SUPPLIED INFORMATION →

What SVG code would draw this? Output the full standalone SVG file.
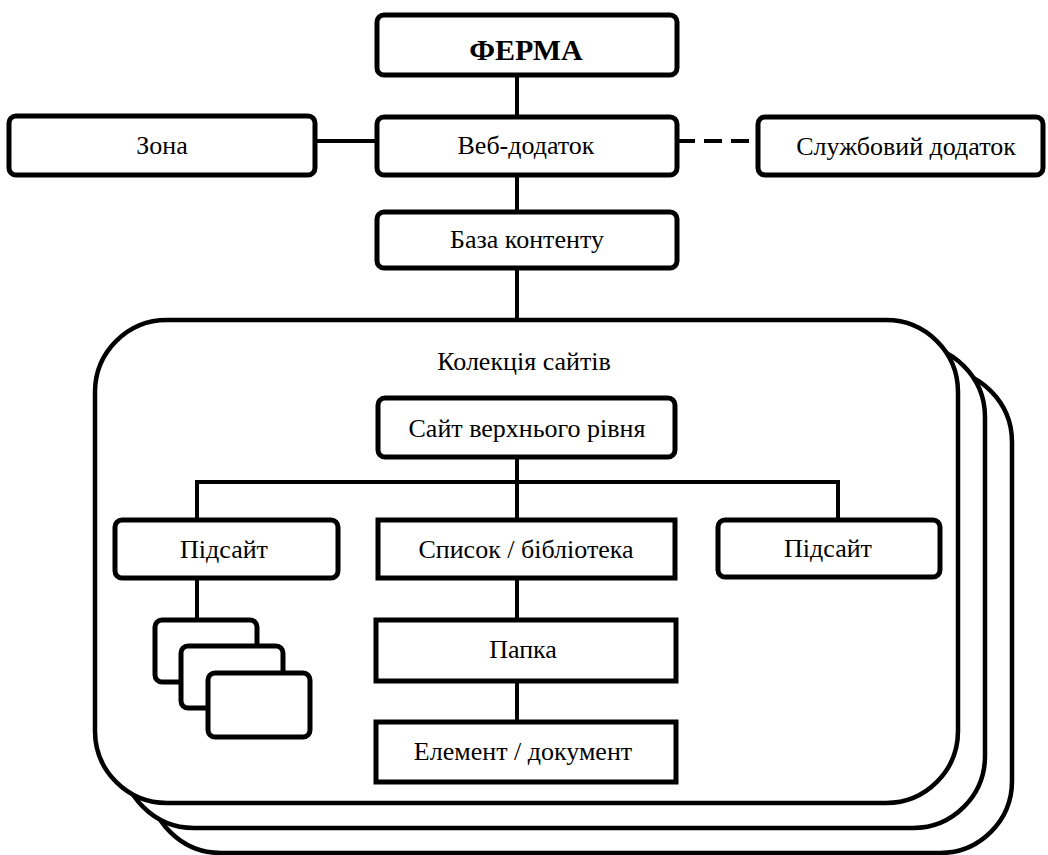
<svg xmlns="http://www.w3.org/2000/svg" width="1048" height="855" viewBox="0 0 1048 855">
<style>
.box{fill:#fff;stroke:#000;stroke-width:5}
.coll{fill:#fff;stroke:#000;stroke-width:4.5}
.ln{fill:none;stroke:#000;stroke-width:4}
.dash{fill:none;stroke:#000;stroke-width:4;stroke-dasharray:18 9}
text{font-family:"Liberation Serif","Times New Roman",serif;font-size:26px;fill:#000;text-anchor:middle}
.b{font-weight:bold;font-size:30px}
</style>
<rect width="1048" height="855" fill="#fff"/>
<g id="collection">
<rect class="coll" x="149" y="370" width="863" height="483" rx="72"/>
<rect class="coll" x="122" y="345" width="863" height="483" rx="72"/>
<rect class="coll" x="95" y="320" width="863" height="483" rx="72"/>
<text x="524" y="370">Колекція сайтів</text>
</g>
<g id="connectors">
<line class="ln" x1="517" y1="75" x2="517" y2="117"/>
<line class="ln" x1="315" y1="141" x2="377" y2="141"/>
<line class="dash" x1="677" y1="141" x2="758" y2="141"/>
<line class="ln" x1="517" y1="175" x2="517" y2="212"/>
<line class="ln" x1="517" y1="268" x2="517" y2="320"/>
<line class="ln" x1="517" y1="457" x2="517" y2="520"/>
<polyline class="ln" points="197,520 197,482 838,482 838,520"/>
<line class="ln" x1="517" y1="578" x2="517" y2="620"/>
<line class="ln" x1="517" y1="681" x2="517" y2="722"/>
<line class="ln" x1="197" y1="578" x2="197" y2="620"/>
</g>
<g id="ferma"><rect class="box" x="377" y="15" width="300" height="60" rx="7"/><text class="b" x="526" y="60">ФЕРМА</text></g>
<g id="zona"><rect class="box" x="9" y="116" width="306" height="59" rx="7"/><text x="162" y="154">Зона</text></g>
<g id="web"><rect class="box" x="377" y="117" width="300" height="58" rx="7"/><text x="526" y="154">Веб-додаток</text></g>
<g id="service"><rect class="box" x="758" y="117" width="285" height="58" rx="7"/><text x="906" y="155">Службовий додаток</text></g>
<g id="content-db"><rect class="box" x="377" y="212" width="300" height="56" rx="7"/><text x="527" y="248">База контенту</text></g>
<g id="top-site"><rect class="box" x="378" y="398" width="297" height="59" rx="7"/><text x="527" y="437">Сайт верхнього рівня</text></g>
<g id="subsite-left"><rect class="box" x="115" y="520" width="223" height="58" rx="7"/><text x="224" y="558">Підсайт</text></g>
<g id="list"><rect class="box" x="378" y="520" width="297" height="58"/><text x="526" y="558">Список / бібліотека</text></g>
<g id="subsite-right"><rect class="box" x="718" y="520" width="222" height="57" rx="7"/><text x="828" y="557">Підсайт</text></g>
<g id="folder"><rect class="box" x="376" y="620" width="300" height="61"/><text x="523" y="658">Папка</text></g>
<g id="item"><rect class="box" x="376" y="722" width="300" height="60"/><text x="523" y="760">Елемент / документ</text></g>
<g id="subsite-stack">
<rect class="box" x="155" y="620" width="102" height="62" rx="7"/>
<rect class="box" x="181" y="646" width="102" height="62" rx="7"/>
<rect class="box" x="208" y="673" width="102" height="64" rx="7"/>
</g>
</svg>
--
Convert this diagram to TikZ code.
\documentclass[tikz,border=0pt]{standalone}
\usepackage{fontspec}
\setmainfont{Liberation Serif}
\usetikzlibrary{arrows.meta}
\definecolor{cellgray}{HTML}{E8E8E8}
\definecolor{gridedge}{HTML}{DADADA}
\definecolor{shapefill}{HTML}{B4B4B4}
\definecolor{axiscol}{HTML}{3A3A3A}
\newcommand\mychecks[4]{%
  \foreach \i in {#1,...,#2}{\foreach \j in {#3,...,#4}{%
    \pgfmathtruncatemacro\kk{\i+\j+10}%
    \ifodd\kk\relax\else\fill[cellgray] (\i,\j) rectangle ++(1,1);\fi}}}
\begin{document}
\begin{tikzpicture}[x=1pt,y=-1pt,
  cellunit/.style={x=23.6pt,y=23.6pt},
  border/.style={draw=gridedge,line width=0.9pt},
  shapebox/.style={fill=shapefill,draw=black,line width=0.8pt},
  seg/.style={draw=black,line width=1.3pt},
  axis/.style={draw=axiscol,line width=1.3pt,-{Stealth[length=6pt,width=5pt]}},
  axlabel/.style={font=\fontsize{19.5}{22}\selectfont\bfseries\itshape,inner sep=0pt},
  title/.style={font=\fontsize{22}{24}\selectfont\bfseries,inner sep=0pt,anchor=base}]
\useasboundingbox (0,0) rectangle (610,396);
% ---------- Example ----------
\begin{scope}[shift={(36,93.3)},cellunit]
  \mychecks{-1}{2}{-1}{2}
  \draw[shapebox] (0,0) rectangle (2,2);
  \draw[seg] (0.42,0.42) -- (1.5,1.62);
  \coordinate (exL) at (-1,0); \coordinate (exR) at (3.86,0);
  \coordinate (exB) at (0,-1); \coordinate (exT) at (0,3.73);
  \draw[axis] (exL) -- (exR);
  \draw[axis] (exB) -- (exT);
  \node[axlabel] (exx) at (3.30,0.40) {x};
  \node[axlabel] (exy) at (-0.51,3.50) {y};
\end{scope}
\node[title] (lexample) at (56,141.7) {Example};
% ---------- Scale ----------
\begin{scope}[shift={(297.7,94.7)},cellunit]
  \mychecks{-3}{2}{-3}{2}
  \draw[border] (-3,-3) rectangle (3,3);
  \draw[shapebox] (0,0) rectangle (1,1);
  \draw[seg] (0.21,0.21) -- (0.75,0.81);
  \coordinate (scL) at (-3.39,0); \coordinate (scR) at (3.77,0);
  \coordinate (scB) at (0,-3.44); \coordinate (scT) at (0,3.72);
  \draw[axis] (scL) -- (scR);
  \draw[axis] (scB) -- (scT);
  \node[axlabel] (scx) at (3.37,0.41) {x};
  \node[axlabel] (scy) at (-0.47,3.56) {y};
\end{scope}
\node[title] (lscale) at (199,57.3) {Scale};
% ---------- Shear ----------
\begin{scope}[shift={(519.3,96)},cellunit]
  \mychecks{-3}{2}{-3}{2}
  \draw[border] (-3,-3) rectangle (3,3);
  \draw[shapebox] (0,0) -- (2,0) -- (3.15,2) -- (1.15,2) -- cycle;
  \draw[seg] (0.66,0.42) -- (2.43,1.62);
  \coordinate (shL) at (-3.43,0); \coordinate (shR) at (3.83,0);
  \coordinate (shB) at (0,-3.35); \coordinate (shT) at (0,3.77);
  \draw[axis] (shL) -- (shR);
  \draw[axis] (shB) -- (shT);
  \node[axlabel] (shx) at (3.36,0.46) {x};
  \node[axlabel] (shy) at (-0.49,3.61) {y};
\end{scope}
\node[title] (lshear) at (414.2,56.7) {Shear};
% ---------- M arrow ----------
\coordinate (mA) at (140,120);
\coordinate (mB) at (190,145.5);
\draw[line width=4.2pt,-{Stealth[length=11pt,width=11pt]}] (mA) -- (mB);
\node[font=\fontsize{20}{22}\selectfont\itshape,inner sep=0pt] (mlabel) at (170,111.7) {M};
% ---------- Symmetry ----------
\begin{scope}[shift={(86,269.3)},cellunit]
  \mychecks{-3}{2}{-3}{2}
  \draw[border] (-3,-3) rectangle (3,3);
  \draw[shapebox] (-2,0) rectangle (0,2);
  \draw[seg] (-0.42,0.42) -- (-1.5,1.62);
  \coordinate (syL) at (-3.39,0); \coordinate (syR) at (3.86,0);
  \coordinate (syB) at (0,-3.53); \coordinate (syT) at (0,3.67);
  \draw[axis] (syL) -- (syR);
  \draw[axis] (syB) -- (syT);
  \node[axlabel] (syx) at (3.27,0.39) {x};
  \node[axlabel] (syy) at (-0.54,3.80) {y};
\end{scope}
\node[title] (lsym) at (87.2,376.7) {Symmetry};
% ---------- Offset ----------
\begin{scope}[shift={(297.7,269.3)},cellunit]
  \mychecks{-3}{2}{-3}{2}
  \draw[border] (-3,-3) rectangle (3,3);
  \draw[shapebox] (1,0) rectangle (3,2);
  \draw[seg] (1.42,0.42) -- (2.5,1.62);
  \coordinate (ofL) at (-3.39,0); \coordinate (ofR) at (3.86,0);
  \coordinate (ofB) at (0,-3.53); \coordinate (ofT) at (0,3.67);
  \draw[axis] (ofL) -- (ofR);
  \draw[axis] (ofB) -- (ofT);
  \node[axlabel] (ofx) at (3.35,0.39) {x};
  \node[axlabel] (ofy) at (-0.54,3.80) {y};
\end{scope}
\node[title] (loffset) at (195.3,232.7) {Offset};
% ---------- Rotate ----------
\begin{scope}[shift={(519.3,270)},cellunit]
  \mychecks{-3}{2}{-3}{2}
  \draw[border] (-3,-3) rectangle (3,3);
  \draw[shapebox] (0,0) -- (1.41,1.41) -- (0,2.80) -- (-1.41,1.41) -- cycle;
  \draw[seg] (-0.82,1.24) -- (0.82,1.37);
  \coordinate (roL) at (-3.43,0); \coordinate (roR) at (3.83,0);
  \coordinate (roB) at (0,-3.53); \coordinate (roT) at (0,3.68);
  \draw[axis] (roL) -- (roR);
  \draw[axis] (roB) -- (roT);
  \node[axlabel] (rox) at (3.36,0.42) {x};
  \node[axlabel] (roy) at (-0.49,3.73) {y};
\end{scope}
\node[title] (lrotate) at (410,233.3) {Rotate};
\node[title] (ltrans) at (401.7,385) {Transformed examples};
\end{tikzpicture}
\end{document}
--
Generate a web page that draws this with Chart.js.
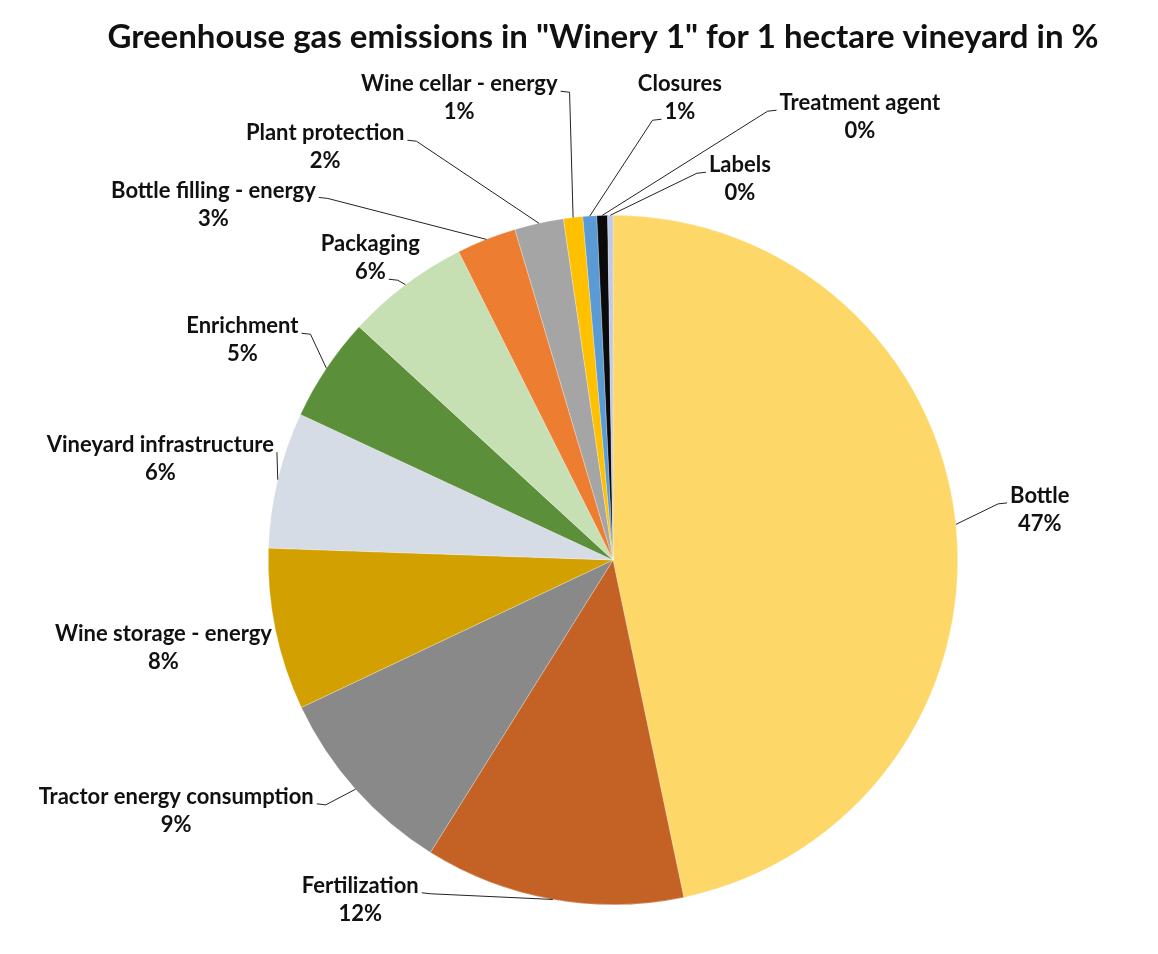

REQUIRED TASK → Every line that holds the word "standalone" should be extracted.

COMPLETED EXERCISE →
What SVG code would draw this? Output the full standalone SVG file.
\documentclass[tikz,border=0pt]{standalone}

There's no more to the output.